### WHAT TO PRODUCE
Go through the listing and set it down exactly, leaving out its pictures.

### DATA PROVIDED

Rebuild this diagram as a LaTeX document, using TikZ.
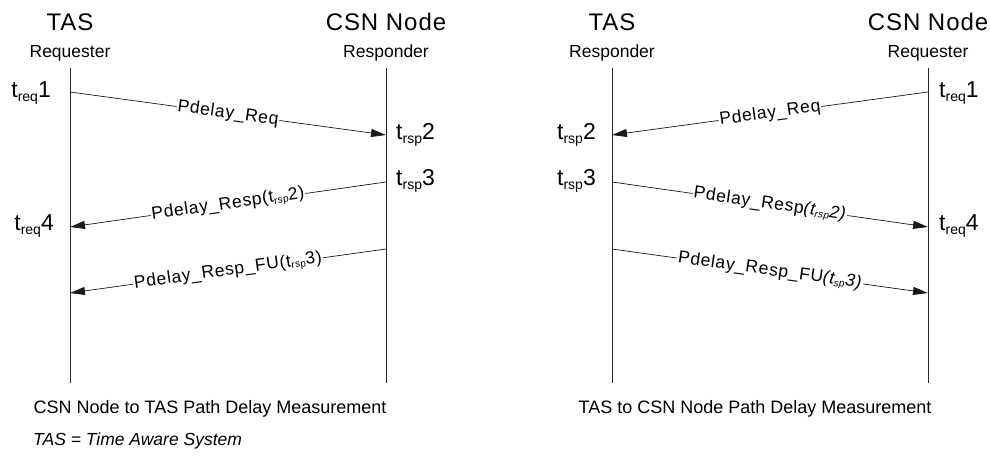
\documentclass[tikz,border=0pt]{standalone}
\usepackage{fontspec}
\setmainfont{Liberation Sans}
\usetikzlibrary{arrows.meta}
\newcommand{\tlab}[2]{t\raisebox{-3.5pt}{\fontsize{14}{14}\selectfont #1}#2}
\newcommand{\msub}[1]{\raisebox{-2pt}{\fontsize{10}{10}\selectfont #1}}
\begin{document}
\begin{tikzpicture}[x=1pt,y=-1pt,
  head/.style={inner sep=0pt,font=\fontsize{24}{26}\selectfont\addfontfeatures{LetterSpace=4}},
  role/.style={inner sep=0pt,font=\fontsize{17.5}{19}\selectfont},
  tl/.style={inner sep=0pt,font=\fontsize{23}{25}\selectfont},
  life/.style={draw=black!85,line width=0.8pt},
  msg/.style={draw=black!90,line width=0.7pt,-{Triangle[length=15pt,width=8pt]}},
  mlab/.style={sloped,fill=white,inner sep=1pt,font=\fontsize{17.5}{19}\selectfont\addfontfeatures{LetterSpace=4}},
  captxt/.style={inner sep=0pt,font=\fontsize{18}{20}\selectfont}]
\useasboundingbox (0,0) rectangle (990,462);
% ---------- left diagram ----------
\node[head] (hTASl) at (70,22) {TAS};
\node[head] (hCSNl) at (386,22) {CSN Node};
\node[role] (rReql) at (70,53) {Requester};
\node[role] (rRspl) at (386,53) {Responder};
\coordinate (Ltop) at (70,68);   \coordinate (Lbot) at (70,383);
\coordinate (Rtop) at (386,68);  \coordinate (Rbot) at (386,383);
\draw[life] (Ltop) -- (Lbot);
\draw[life] (Rtop) -- (Rbot);
\coordinate (l1) at (70,92);   \coordinate (r2) at (386,135);
\coordinate (r3) at (386,182); \coordinate (l4) at (70,227);
\coordinate (r5) at (386,249); \coordinate (l6) at (70,293);
\draw[msg] (l1) -- node[mlab] {Pdelay\_Req} (r2);
\draw[msg] (r3) -- node[mlab] {Pdelay\_Resp(t\msub{rsp}2)} (l4);
\draw[msg] (r5) -- node[mlab] {Pdelay\_Resp\_FU(t\msub{rsp}3)} (l6);
\node[tl,anchor=east] (tq1l) at (51,93) {\tlab{req}{1}};
\node[tl,anchor=west] (ts2l) at (396,135) {\tlab{rsp}{2}};
\node[tl,anchor=west] (ts3l) at (396,181) {\tlab{rsp}{3}};
\node[tl,anchor=east] (tq4l) at (54,226) {\tlab{req}{4}};
\node[captxt] (capl) at (210,409) {CSN Node to TAS Path Delay Measurement};
% ---------- right diagram ----------
\node[head] (hTASr) at (612,22) {TAS};
\node[head] (hCSNr) at (928,22) {CSN Node};
\node[role] (rRspr) at (612,53) {Responder};
\node[role] (rReqr) at (928,53) {Requester};
\coordinate (Ltop2) at (612,68);  \coordinate (Lbot2) at (612,383);
\coordinate (Rtop2) at (928,68);  \coordinate (Rbot2) at (928,383);
\draw[life] (Ltop2) -- (Lbot2);
\draw[life] (Rtop2) -- (Rbot2);
\coordinate (R1) at (928,92);   \coordinate (L2) at (612,135);
\coordinate (L3) at (612,182);  \coordinate (R4) at (928,227);
\coordinate (L5) at (612,249);  \coordinate (R6) at (928,293);
\draw[msg] (R1) -- node[mlab] {Pdelay\_Req} (L2);
\draw[msg] (L3) -- node[mlab] {Pdelay\_Resp\textit{(t\msub{rsp}2)}} (R4);
\draw[msg] (L5) -- node[mlab] {Pdelay\_Resp\_FU\textit{(t\msub{sp}3)}} (R6);
\node[tl,anchor=west] (tq1r) at (939,93) {\tlab{req}{1}};
\node[tl,anchor=east] (ts2r) at (596,135) {\tlab{rsp}{2}};
\node[tl,anchor=east] (ts3r) at (596,181) {\tlab{rsp}{3}};
\node[tl,anchor=west] (tq4r) at (939,226) {\tlab{req}{4}};
\node[captxt] (capr) at (755,409) {TAS to CSN Node Path Delay Measurement};
% ---------- note ----------
\node[captxt,anchor=west,font=\fontsize{17.5}{19}\selectfont\itshape] (note) at (33,441) {TAS = Time Aware System};
\end{tikzpicture}
\end{document}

### EXPECTED ANSWER
Rebuild this diagram as a LaTeX document, using TikZ.
\documentclass[tikz,border=0pt]{standalone}
\usepackage{fontspec}
\setmainfont{Liberation Sans}
\usetikzlibrary{arrows.meta}
\newcommand{\tlab}[2]{t\raisebox{-3.5pt}{\fontsize{14}{14}\selectfont #1}#2}
\newcommand{\msub}[1]{\raisebox{-2pt}{\fontsize{10}{10}\selectfont #1}}
\begin{document}
\begin{tikzpicture}[x=1pt,y=-1pt,
  head/.style={inner sep=0pt,font=\fontsize{24}{26}\selectfont\addfontfeatures{LetterSpace=4}},
  role/.style={inner sep=0pt,font=\fontsize{17.5}{19}\selectfont},
  tl/.style={inner sep=0pt,font=\fontsize{23}{25}\selectfont},
  life/.style={draw=black!85,line width=0.8pt},
  msg/.style={draw=black!90,line width=0.7pt,-{Triangle[length=15pt,width=8pt]}},
  mlab/.style={sloped,fill=white,inner sep=1pt,font=\fontsize{17.5}{19}\selectfont\addfontfeatures{LetterSpace=4}},
  captxt/.style={inner sep=0pt,font=\fontsize{18}{20}\selectfont}]
\useasboundingbox (0,0) rectangle (990,462);
% ---------- left diagram ----------
\node[head] (hTASl) at (70,22) {TAS};
\node[head] (hCSNl) at (386,22) {CSN Node};
\node[role] (rReql) at (70,53) {Requester};
\node[role] (rRspl) at (386,53) {Responder};
\coordinate (Ltop) at (70,68);   \coordinate (Lbot) at (70,383);
\coordinate (Rtop) at (386,68);  \coordinate (Rbot) at (386,383);
\draw[life] (Ltop) -- (Lbot);
\draw[life] (Rtop) -- (Rbot);
\coordinate (l1) at (70,92);   \coordinate (r2) at (386,135);
\coordinate (r3) at (386,182); \coordinate (l4) at (70,227);
\coordinate (r5) at (386,249); \coordinate (l6) at (70,293);
\draw[msg] (l1) -- node[mlab] {Pdelay\_Req} (r2);
\draw[msg] (r3) -- node[mlab] {Pdelay\_Resp(t\msub{rsp}2)} (l4);
\draw[msg] (r5) -- node[mlab] {Pdelay\_Resp\_FU(t\msub{rsp}3)} (l6);
\node[tl,anchor=east] (tq1l) at (51,93) {\tlab{req}{1}};
\node[tl,anchor=west] (ts2l) at (396,135) {\tlab{rsp}{2}};
\node[tl,anchor=west] (ts3l) at (396,181) {\tlab{rsp}{3}};
\node[tl,anchor=east] (tq4l) at (54,226) {\tlab{req}{4}};
\node[captxt] (capl) at (210,409) {CSN Node to TAS Path Delay Measurement};
% ---------- right diagram ----------
\node[head] (hTASr) at (612,22) {TAS};
\node[head] (hCSNr) at (928,22) {CSN Node};
\node[role] (rRspr) at (612,53) {Responder};
\node[role] (rReqr) at (928,53) {Requester};
\coordinate (Ltop2) at (612,68);  \coordinate (Lbot2) at (612,383);
\coordinate (Rtop2) at (928,68);  \coordinate (Rbot2) at (928,383);
\draw[life] (Ltop2) -- (Lbot2);
\draw[life] (Rtop2) -- (Rbot2);
\coordinate (R1) at (928,92);   \coordinate (L2) at (612,135);
\coordinate (L3) at (612,182);  \coordinate (R4) at (928,227);
\coordinate (L5) at (612,249);  \coordinate (R6) at (928,293);
\draw[msg] (R1) -- node[mlab] {Pdelay\_Req} (L2);
\draw[msg] (L3) -- node[mlab] {Pdelay\_Resp\textit{(t\msub{rsp}2)}} (R4);
\draw[msg] (L5) -- node[mlab] {Pdelay\_Resp\_FU\textit{(t\msub{sp}3)}} (R6);
\node[tl,anchor=west] (tq1r) at (939,93) {\tlab{req}{1}};
\node[tl,anchor=east] (ts2r) at (596,135) {\tlab{rsp}{2}};
\node[tl,anchor=east] (ts3r) at (596,181) {\tlab{rsp}{3}};
\node[tl,anchor=west] (tq4r) at (939,226) {\tlab{req}{4}};
\node[captxt] (capr) at (755,409) {TAS to CSN Node Path Delay Measurement};
% ---------- note ----------
\node[captxt,anchor=west,font=\fontsize{17.5}{19}\selectfont\itshape] (note) at (33,441) {TAS = Time Aware System};
\end{tikzpicture}
\end{document}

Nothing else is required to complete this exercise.